‘Usually Trash Is My Thing’
Story and photo by Cara DeGette, Editor, GPHN
Luke Cincotta lived in Georgia for 30 years, and he was ready for something new. So when it came time for him and his bride to submit their requests for where to transfer to continue his job in the U.S. Navy, landlocked Denver was among the top three picks.
It didn’t matter that neither Cincotta nor his sweetheart, Rebecca Born, had ever been to the Mile High City.
“I said, OK, let’s go. Let’s do this,” Cincotta says.
Moving to Park Hill, with its racial, socioeconomic and architectural diversity, was a natural fit for the couple. Soon after they arrived, Born became the executive director of Greater Park Hill Community, Inc., overseeing and running the day-to-day operations of the registered neighborhood association, including the food pantry, and other programs. Cincotta, meanwhile, spent a tour in Afghanistan before he actually was able to set down his Denver roots.
Now, Cincotta rides his bicycle everywhere, including to the bus in the mornings. He loads the bike on the bus, and then rides out to Buckley Air Force Base in Aurora, where he works on special projects for the navy. When asked precisely what type of military reports he compiles, Cincotta’s too polite to say anything like, “if I told you, I’d have to kill you.” Instead, he describes his work as kind of boring, run-of-the-mill stuff, nothing he really likes to talk about.
When his face really lights up, it’s when he starts talking about the importance of mentoring young people, and being a good role model. And, how much fun he has with his wife, including delivering the Greater Park Hill News to his neighborhood every month.
The two make a good team, he notes. Born generally takes charge of leaving the latest issue of the newspaper on doorstops all around their south Park Hill neighborhood. As Born delivers, Cincotta focuses on his own area of specialty. “Usually trash is my thing,” he confides. Wielding a gripper, Cincotta picks up the refuse that people before him have thrown to the ground around the neighborhood – aluminum cans, plastic wrappers, the occasional old shoe.
Cincotta’s always volunteered, for thrift stores, Habit for Humanity, doing bike patrol. Why? That’s easy. “Because it needs to be done.”
When he was in his 20s, Cincotta weighed, well, a lot. Let’s just say that his driver’s license pegged him at 275 pounds. And that figure was optimistic. “I knew I had to make a big change,” he says.
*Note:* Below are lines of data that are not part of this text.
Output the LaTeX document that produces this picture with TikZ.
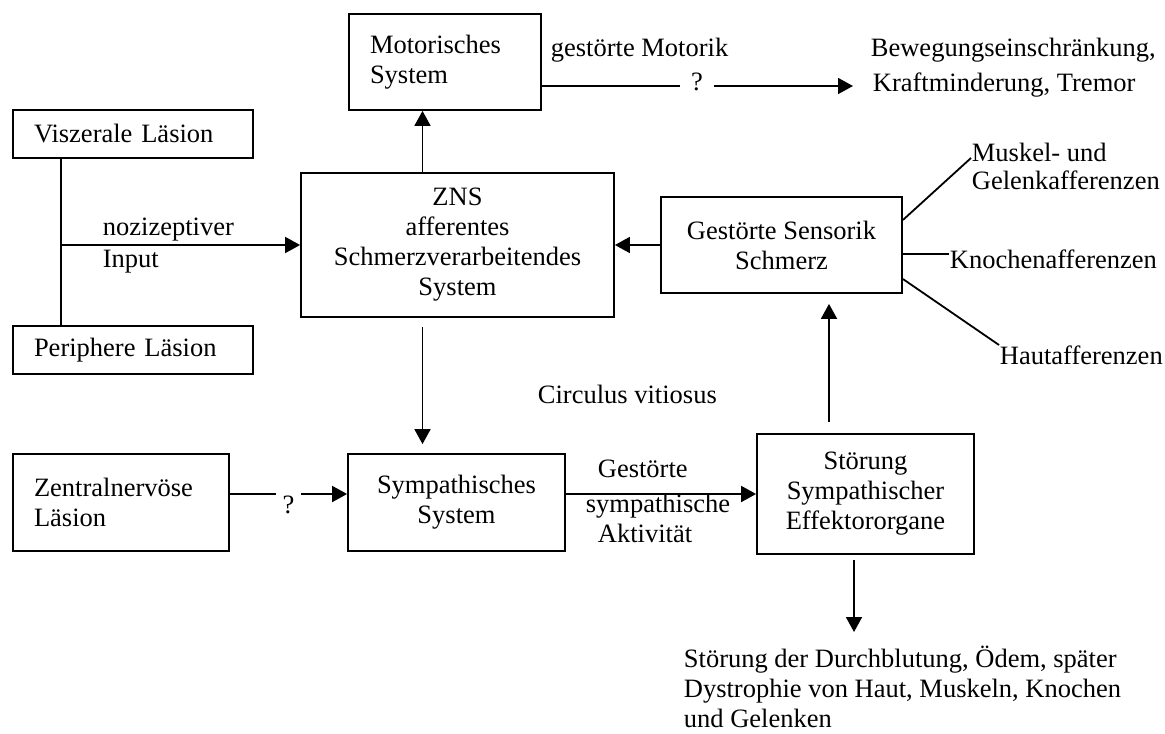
\documentclass[tikz,border=0pt]{standalone}
\usepackage{fontspec}
\setmainfont{Liberation Serif}
\usetikzlibrary{arrows.meta}
\tikzset{
    box/.style={draw},
    lbox/.style={box, align=left, inner xsep=10.5pt},
    cbox/.style={box, align=center},
    lbl/.style={anchor=north west, inner sep=0pt, align=left},
    qmark/.style={anchor=north, inner ysep=0pt},
    arr/.style={-{Triangle[length=7.5pt,width=8pt]}}
}

\begin{document}
\begin{tikzpicture}[x=0.5pt,y=-0.5pt,line width=0.9pt,font=\fontsize{13.25}{15}\selectfont]
\useasboundingbox (0,0) rectangle (1165,733);
\node[lbox,minimum width=96pt,minimum height=48pt,text width=75pt]    (motor) at (445,62)    {Motorisches\\System};
\node[lbox,minimum width=120pt,minimum height=24pt,text width=99pt]   (visz)  at (133,134)   {Viszerale Läsion};
\node[lbox,minimum width=120pt,minimum height=24pt,text width=99pt]   (peri)  at (133,350)   {Periphere Läsion};
\node[lbox,minimum width=108pt,minimum height=48.5pt,text width=87pt] (zent)  at (121,502.5) {Zentralnervöse\\Läsion};
\node[cbox,minimum width=156.5pt,minimum height=72pt]   (zns)   at (457.5,245) {ZNS\\afferentes\\Schmerzverarbeitendes\\System};
\node[cbox,minimum width=120.5pt,minimum height=48pt]   (sens)  at (781.5,245) {Gestörte Sensorik\\Schmerz};
\node[cbox,minimum width=108.5pt,minimum height=48.5pt] (symp)  at (456.5,502.5) {Sympathisches\\System};
\node[cbox,minimum width=108.5pt,minimum height=60pt]   (stoer) at (865.5,494) {Störung\\Sympathischer\\Effektororgane};

\node[lbl] (gest)  at (550,37)  {gestörte Motorik};
\node[qmark,inner xsep=5pt] (q1) at (697,72) {?};
\node[lbl] (bew)   at (870,37)  {Bewegungseinschränkung,\\[2.5pt]\hspace*{1pt}Kraftminderung, Tremor};
\coordinate (motend) at (853,86);
\node[lbl] (nozi)  at (102,217) {nozizeptiver\\[1pt]Input};
\node[lbl] (musk)  at (971,142) {Muskel- und\\[-1pt]Gelenkafferenzen};
\node[lbl] (knoch) at (949,249) {Knochenafferenzen};
\node[lbl] (haut)  at (999,345) {Hautafferenzen};
\node[lbl] (circ)  at (537,384) {Circulus vitiosus};
\node[qmark,inner xsep=3pt] (q2) at (288.5,495) {?};
\node[lbl] (gsa)   at (585,459) {\hspace*{6pt}Gestörte\\[2.5pt]sympathische\\\hspace*{6pt}Aktivität};
\node[lbl] (folge) at (683,645) {Störung der Durchblutung, Ödem, später\\Dystrophie von Haut, Muskeln, Knochen\\und Gelenken};

\draw ([yshift=-12pt]motor.east) -- ([yshift=-12pt]motor.east -| q1.west);
\draw[arr] ([yshift=-12pt]motor.east -| q1.east) -- (motend);
\draw[arr] ([xshift=-17.5pt]zns.north) -- ([xshift=-17.5pt]zns.north |- motor.south);
\draw ([xshift=-36pt]visz.south) -- ([xshift=-36pt]peri.north);
\draw[arr] ([xshift=-36pt]visz.south |- zns.west) -- (zns.west);
\draw[arr,shorten <=4.5pt,shorten >=4.5pt] ([xshift=-17.5pt]zns.south) -- ([xshift=-17.5pt]zns.south |- symp.north);
\draw[arr] (sens.west) -- (zns.east);
\draw ([yshift=12.5pt]sens.east) -- ([yshift=-8pt]musk.north west);
\draw ([yshift=-4.5pt]sens.east) -- ([yshift=-4.5pt]sens.east -| knoch.west);
\draw ([yshift=-17pt]sens.east) -- (haut.north west);
\draw[arr,shorten <=5.5pt,shorten >=5pt] ([xshift=-18.25pt]stoer.north) -- ([xshift=-18.25pt]stoer.north |- sens.south);
\draw ([yshift=4.25pt]zent.east) -- ([yshift=4.25pt]zent.east -| q2.west);
\draw[arr] ([yshift=4.25pt]zent.east -| q2.east) -- ([yshift=4.25pt]symp.west);
\draw[arr] (stoer.west -| symp.east) -- (stoer.west);
\draw[arr,shorten <=2.5pt,shorten >=6.5pt] ([xshift=-5.75pt]stoer.south) -- ([xshift=-5.75pt]stoer.south |- folge.north);
\end{tikzpicture}
\end{document}
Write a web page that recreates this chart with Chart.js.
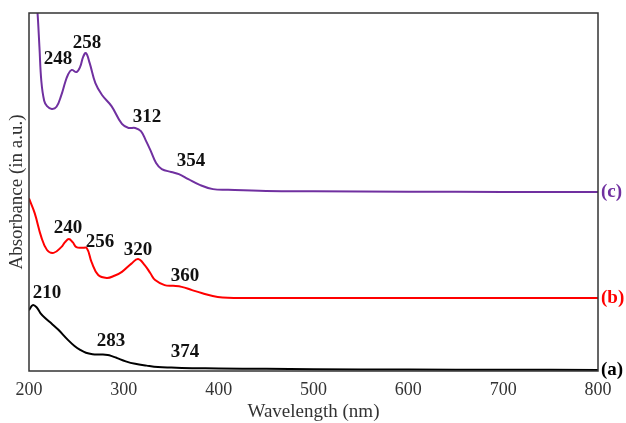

He embarked on what turned out to be a three-year odyssey, running and cycling and dieting. When he actually got down to the 275-pound weight listed on his driver’s license, that was a big milestone. He kept going, eventually losing a grand total of 80 pounds. Then, at 32 years old, the former special education teacher joined the navy.
“It was three years of hard work,” Cincotta says of his weight loss. “Many people just want to wake up one day and be thin and fit. But it doesn’t work like that.”